Now we learn that the city wants to put its thumb on the scale. Wausau will consider hiring Miller Communications, a public relations firm, to help with the “messaging” behind the referendum. Their goal is to persuade you to vote ‘yes’. Miller already “helped” with the messaging on forever chemicals in the city’s drinking water. We now have among the highest water rates in the state.
I urge you to vote ‘no’. The taxpayers of Wausau should send a clear message that reckless budgeting won’t be condoned. We already pay among the highest property taxes in the area, and the trajectory is up, not down. We’re already told that next year’s proposed budget relies on one-time fixes, and another round of tax hikes is likely a year from now.
And, of course, the city cannot possibly bring itself to scale back public safety staffing to 2024 levels. Finance Director Maryanne Groat has already suggested that if the referendum isn’t approved, the costs of extra staffing would be shifted onto the tax levy. City services would be cut elsewhere.
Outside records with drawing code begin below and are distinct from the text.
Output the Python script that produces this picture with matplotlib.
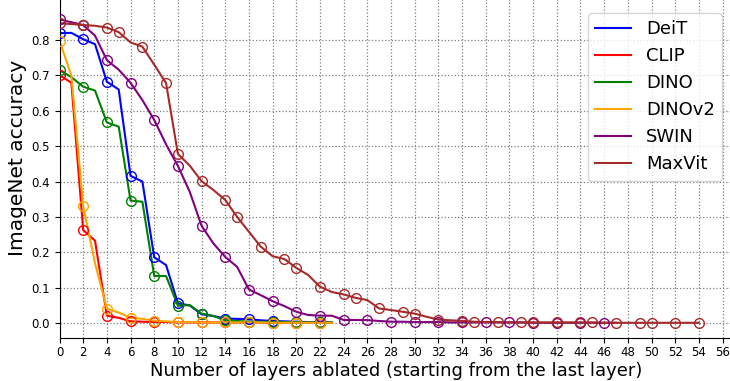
import numpy as np
import matplotlib
matplotlib.use("Agg")
import matplotlib.pyplot as plt

names = ["DeiT", "CLIP", "DINO", "DINOv2", "SWIN", "MaxVit"]
colors = ["blue", "red", "green", "orange", "purple", "brown"]

deit = [0.819, 0.82, 0.802, 0.788, 0.682, 0.660, 0.416, 0.400, 0.186, 0.164, 0.056, 0.050,
        0.025, 0.020, 0.013, 0.012, 0.011, 0.008, 0.006, 0.005, 0.004, 0.003, 0.003, 0.002]
clip = [0.701, 0.679, 0.263, 0.233, 0.021, 0.015, 0.005, 0.004, 0.003, 0.003, 0.002, 0.002,
        0.002, 0.002, 0.002, 0.002, 0.002, 0.002, 0.001, 0.001, 0.001, 0.001, 0.001, 0.001]
dino = [0.715, 0.695, 0.668, 0.657, 0.567, 0.555, 0.346, 0.343, 0.133, 0.133, 0.049, 0.051,
        0.027, 0.020, 0.008, 0.006, 0.004, 0.004, 0.003, 0.003, 0.003, 0.002, 0.002, 0.002]
dinov2 = [0.798, 0.700, 0.331, 0.169, 0.041, 0.030, 0.015, 0.012, 0.007, 0.005, 0.003, 0.003,
          0.002, 0.002, 0.002, 0.002, 0.002, 0.002, 0.001, 0.001, 0.001, 0.001, 0.001, 0.001]
swin = [0.858, 0.850, 0.842, 0.812, 0.743, 0.716, 0.679, 0.630, 0.574, 0.505, 0.444, 0.371,
        0.275, 0.225, 0.187, 0.159, 0.095, 0.079, 0.062, 0.048, 0.032, 0.023, 0.021, 0.021,
        0.009, 0.009, 0.0085, 0.006, 0.004, 0.004, 0.003, 0.003, 0.003, 0.002, 0.002, 0.002,
        0.002, 0.002, 0.002, 0.002, 0.001, 0.001, 0.001, 0.001, 0.001, 0.001, 0.001, 0.001]
maxvit = [0.847, 0.845, 0.842, 0.840, 0.835, 0.822, 0.793, 0.781, 0.730, 0.678, 0.478, 0.445,
          0.401, 0.376, 0.348, 0.300, 0.258, 0.216, 0.189, 0.181, 0.156, 0.136, 0.103, 0.088,
          0.081, 0.0715, 0.065, 0.0415, 0.037, 0.032, 0.027, 0.018, 0.010, 0.008, 0.0065, 0.004,
          0.003, 0.003, 0.002, 0.002, 0.002, 0.002, 0.002, 0.002, 0.002, 0.002, 0.001, 0.001,
          0.001, 0.001, 0.001, 0.001, 0.001, 0.001, 0.001]

even_marks_24 = list(range(0, 24, 2))
swin_marks = list(range(0, 48, 2))
maxvit_marks = [0, 2, 4, 5, 7, 9, 10, 12, 14, 15, 17, 19, 20, 22, 24, 25, 27, 29, 30, 32, 34,
                35, 37, 39, 40, 42, 44, 45, 47, 49, 50, 52, 54]

series = [deit, clip, dino, dinov2, swin, maxvit]
marks = [even_marks_24, even_marks_24, even_marks_24, even_marks_24, swin_marks, maxvit_marks]

fig = plt.figure(figsize=(7.30, 3.81), dpi=100)
W, H = 730, 381
# axes placed so that the top and right edges fall outside the figure (cropped look)
x0, x1 = 0, 57
y0, y1 = -0.042, 0.92
pxx = 11.84
pxy = 354.0
left = 59.5 / W
bottom = (H - 338) / H
ax = fig.add_axes([left, bottom, (x1 - x0) * pxx / W, (y1 - y0) * pxy / H])

for name, col, vals, mk in zip(names, colors, series, marks):
    xs = np.arange(len(vals))
    ax.plot(xs, vals, color=col, lw=1.5, label=name, zorder=2)
    ax.plot(xs, vals, color=col, lw=0, marker="o", markersize=7, markerfacecolor="none",
            markeredgecolor=col, markeredgewidth=1.0, markevery=mk, zorder=3)

ax.set_xlim(x0, x1)
ax.set_ylim(y0, y1)
ax.set_xticks(np.arange(0, 57, 2))
ax.set_yticks(np.round(np.arange(0, 0.81, 0.1), 1))
ax.tick_params(labelsize=8.5)
ax.tick_params(axis="x", pad=2.5)
ax.grid(True, linestyle=":", color="gray", lw=0.9)
ax.set_xlabel("Number of layers ablated (starting from the last layer)", fontsize=13)
ax.set_ylabel("ImageNet accuracy", fontsize=14.5)
# label centres (figure pixels from top-left)
ax.xaxis.set_label_coords(396 / W, 1 - 371 / H, transform=fig.transFigure)
ax.yaxis.set_label_coords(18 / W, 1 - 158 / H, transform=fig.transFigure)
ax.xaxis.label.set_va("center")
ax.yaxis.label.set_va("center")
leg = ax.legend(loc="upper left", bbox_to_anchor=(588 / W, 1 - 13 / H), bbox_transform=fig.transFigure,
                fontsize=13, borderaxespad=0)
for s in ["top", "right"]:
    ax.spines[s].set_visible(False)

fig.savefig("out.png", dpi=100)
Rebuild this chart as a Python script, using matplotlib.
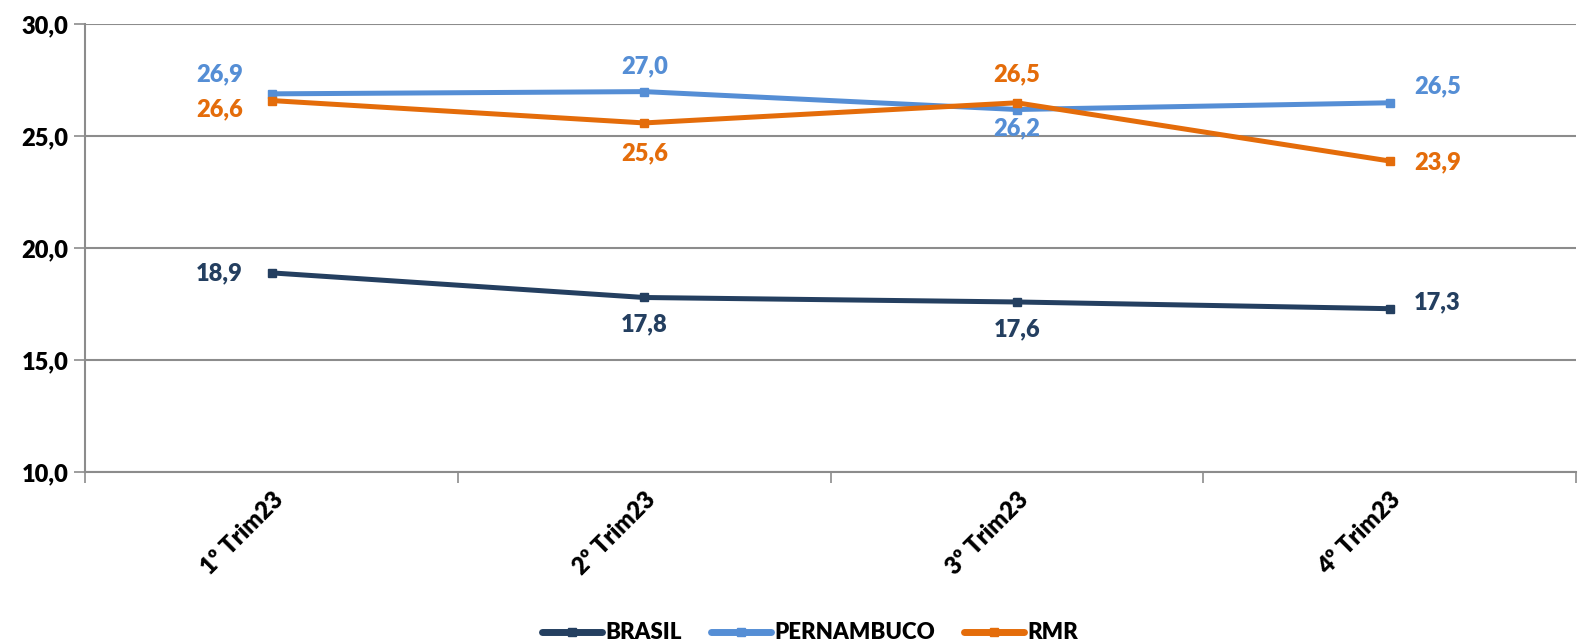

We need some real and difficult thinking about public safety. If the city had six fire stations instead of three, response times would be faster. If the city hired 50 additional police officers, we’d be safer. Why don’t we do those things? Because they’re too expensive. Police and fire, just like every other city department, have to live within what the residents of Wausau can afford. And, right now, Wausau taxpayers are tapped out.